Ottawa

Are the oil sands holding Ontario up or hollowing it out?

A fascinating public debate has broken out between the premiers of Alberta and Ontario

A fascinating public debate has broken out between the premiers of Alberta and Ontario. Alison Redford kicked off the festivities by calling on Dalton McGuinty to acknowledge that spinoffs from oil sands development are worth billions to the Ontario economy:

“We in Alberta have a resource that matters to the rest of the country,” Ms. Redford recently told members of the Small Explorers and Producers Association of Canada in Calgary, “It’s not enough for Alberta to be talking about the importance of Keystone in the United States. We need the Premier of Ontario talking about that. We need the Premier of Quebec talking about that, and of course, we have the Prime Minister of Canada talking about that.”
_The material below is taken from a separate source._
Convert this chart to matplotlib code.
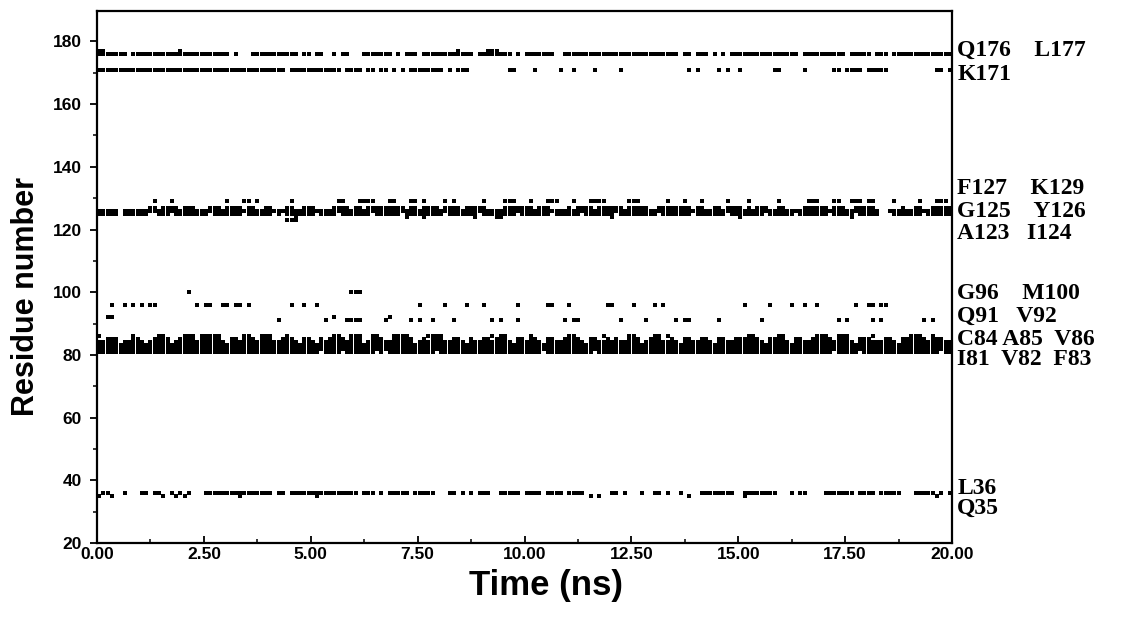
import numpy as np
import matplotlib
matplotlib.use("Agg")
import matplotlib.pyplot as plt
from matplotlib.ticker import MultipleLocator, FormatStrFormatter
import matplotlib.transforms as mtransforms

# ---- data: frames (0.1 ns each, 200 frames = 20 ns) where each residue is in contact ----
FRAME_NS = 0.1
N_FRAMES = 200

L177 = "0-1 19 84 91-93"
Q176 = ("0-6 8-30 32 36-46 48-49 51-52 55 57-58 62-68 70 72-74 76-87 89-96 98 100-106 "
        "109-135 137-138 140-142 144 146 148-163 165-174 176-180 182-184 186-199")
K171 = ("0-43 45-56 58-61 63-64 66-67 69 71 73-80 82 84-86 96-97 102 108 111 116 122 "
        "138 140 145 147 150 158-159 165 172-173 175-178 180-184 196-197 199")

K129 = ("13 17 30 34-35 37 45 56-57 61-64 68-69 73-74 76 81 83 90 95-97 101 105-107 111 "
        "115-118 124-126 133 137 141 147 152 159 166-168 172-173 176-178 180-181 186 192 196-198")
F127 = ("12-13 15-18 20-22 26-28 30-33 35-36 39-40 44-45 48-50 55-58 60-61 63-71 73-74 "
        "76-79 81-84 86-90 95-101 103-105 110 112-115 117-122 124-128 131-138 140-141 "
        "144-145 147-150 152 154-156 159-160 165-170 172-174 177-181 188 191-192 195-199")
Y126 = "0-4 6-182 185-199"
G125 = ("0-4 6-11 14-16 18-25 27-33 35-40 42 44-50 52-55 57-63 65-70 72-80 82-88 90-97 "
        "99-105 107-112 114-120 122-130 132-138 140-146 148-155 157-162 164-170 172-176 "
        "178-182 186-192 194-199")
I124 = "46 72 76 88 93-94 120 150 176"
A123 = "44-46"

M100 = "21 59-61"
G96 = ("3 6 8 10 12-13 23 25-26 29-30 32-33 35 45 48 51 75 81 86 90 98 105-106 110 "
       "119-120 125 130 132 151 157 162 165 168 177 180-181 183-184")
V92 = "2-3 55 68"
Q91 = ("42 53 58-61 67 73 75 78 83 92 94 98 109 111-112 122 128 135 137-138 145 155 "
       "173 175 181 183 193 195")

V86 = ("0 8 14-15 20-22 24-28 34-35 38-40 44 55-56 59-61 64-65 69-72 77-80 92 94-95 101 "
       "110-111 118 124-125 130-131 133 152-153 159-160 168-170 173-175 181 190-192 195")
A85 = ("2-4 8-9 13-16 19-22 24-28 31-32 34-36 38-40 43-45 48-49 52 54-57 59-61 64-66 "
       "69-73 76 78-80 83-84 87 90-91 93-95 98-99 101-102 105-106 109-112 115-116 119 121 "
       "124-126 129-131 134 137-138 141-142 145-146 149-154 157-160 163-164 167-171 "
       "173-175 178-180 184-185 188-193 195-197")
C84 = ("0-4 6-10 12-16 18-29 31-46 48-50 52-61 63-73 75-85 87-96 98-103 105-113 115-126 "
       "128-135 137-143 145-155 157-161 163-176 178-186 188-199")
F83 = "0-199"
V82 = "0-199"
I81 = "0-51 53-56 58-64 66 68-78 80-103 105-115 117-171 173-177 179-196 198-199"

L36 = ("1-2 6 10-11 13 14 17 19 21 25-40 42-43 45-60 62-64 66 68-72 74-78 82-83 85 87 "
       "89-91 94-98 100-103 105-108 110-113 120-121 123 127 130-131 133 136 141-148 "
       "151-158 162 164-165 170-176 178-181 183-187 191-195 197 199")
Q35 = "0 3 15 18 20 33 51 115 117 138 151 196"

residue_numbers = [177, 176, 171, 129, 127, 126, 125, 124, 123, 100, 96, 92, 91,
                   86, 85, 84, 83, 82, 81, 36, 35]
residue_contacts = [L177, Q176, K171, K129, F127, Y126, G125, I124, A123, M100, G96,
                    V92, Q91, V86, A85, C84, F83, V82, I81, L36, Q35]

side_labels = ["Q176    L177", "K171", "F127    K129", "G125    Y126", "A123   I124",
               "G96    M100", "Q91   V92", "C84 A85  V86", "I81  V82  F83", "L36", "Q35"]
side_label_y = [177.0, 169.6, 133.2, 125.6, 118.6, 99.6, 92.4, 84.8, 78.6, 37.5, 31.1]

x_ticks = [0, 2.5, 5, 7.5, 10, 12.5, 15, 17.5, 20]
y_ticks = [20, 40, 60, 80, 100, 120, 140, 160, 180]


def parse_frames(spec):
    out = []
    for tok in spec.split():
        if "-" in tok:
            a, b = tok.split("-")
            out.extend(range(int(a), int(b) + 1))
        else:
            out.append(int(tok))
    return np.array(sorted(set(out)))


# rectangular dot, slightly narrower than tall so neighbouring frames stay separated
dot = [(-0.395, -0.5), (0.395, -0.5), (0.395, 0.5), (-0.395, 0.5), (-0.395, -0.5)]

fig = plt.figure(figsize=(11.22, 6.21), dpi=100)
W, H = 1122, 621
ax = fig.add_axes([97 / W, (H - 543) / H, (952 - 97) / W, (543 - 11) / H])

for res, spec in zip(residue_numbers, residue_contacts):
    f = parse_frames(spec)
    t = (f + 0.5) * FRAME_NS
    ax.scatter(t, np.full(len(t), res), marker=dot, s=8.0, c="black",
               linewidths=0, clip_on=False, snap=True)

ax.set_xlim(0, 20)
ax.set_ylim(20, 189.7)
ax.set_xticks(x_ticks)
ax.set_yticks(y_ticks)
ax.xaxis.set_major_formatter(FormatStrFormatter("%.2f"))
ax.xaxis.set_minor_locator(MultipleLocator(1.25))
ax.yaxis.set_minor_locator(MultipleLocator(10))
ax.tick_params(axis="y", which="major", direction="out", length=5, width=1.3,
               labelsize=12.5, pad=6)
ax.tick_params(axis="y", which="minor", direction="out", length=3, width=1.1)
ax.tick_params(axis="x", which="major", direction="in", length=5, width=1.3,
               labelsize=12.5, pad=3)
ax.tick_params(axis="x", which="minor", direction="in", length=3, width=1.1)
for lab in ax.get_xticklabels() + ax.get_yticklabels():
    lab.set_fontfamily("Liberation Sans")
    lab.set_fontweight("bold")
for sp in ax.spines.values():
    sp.set_linewidth(1.6)

ax.set_xlabel("Time (ns)", fontsize=25, fontweight="bold",
              family="Liberation Sans")
ax.set_ylabel("Residue number", fontsize=22, fontweight="bold",
              family="Liberation Sans")
ax.xaxis.set_label_coords(0.525, -0.048)
ax.yaxis.set_label_coords(-0.066, 0.464)

trans = mtransforms.blended_transform_factory(ax.transAxes, ax.transData)
for txt, yy in zip(side_labels, side_label_y):
    ax.text(1.006, yy, txt, transform=trans, ha="left", va="center",
            fontsize=17, fontweight="bold", family="Liberation Serif")

fig.savefig("out.png", dpi=100)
The ink on that Globe story was barely dry before McGuinty made nearly the opposite argument: that Alberta’s resource economy is driving up the dollar and sucker-punching Ontario manufacturers and exporters.

“So if I had my preferences as to whether we had a rapidly growing oil and gas sector in the West or a lower dollar, I’ll tell you where I stand: with the lower dollar.”

That sounds kind of defeatist, but it’s possible to see where McGuinty is coming from. The Globe stories I’m using for this post both quote the same study on oil-sands fallout for Ontario:

According to the Canadian Energy Research Institute, the province enjoys the lion’s share of oil-sands benefits outside Alberta. Between 2010 and 2035, Ontario is expected to see $63-billion in economic spinoffs and 65,520 oil-sands-related jobs.

$63 billion over 25 years, or $2.52 billion per year on average, is a lot of simoleons. But you need to remember how deep a hole Ontario is in:

Ontario lost nearly $154-billion worth of direct economic activity between July 2008 and December 2011 from lost factory sales alone. That’s $3.7-billion every month.

Those lost factory sales aren’t all Redford’s fault, and it’s a mug’s game to guess how the sector would have evolved if oil had been $40 cheaper, but they are McGuinty’s problem, and he seems to be sensitive about it all.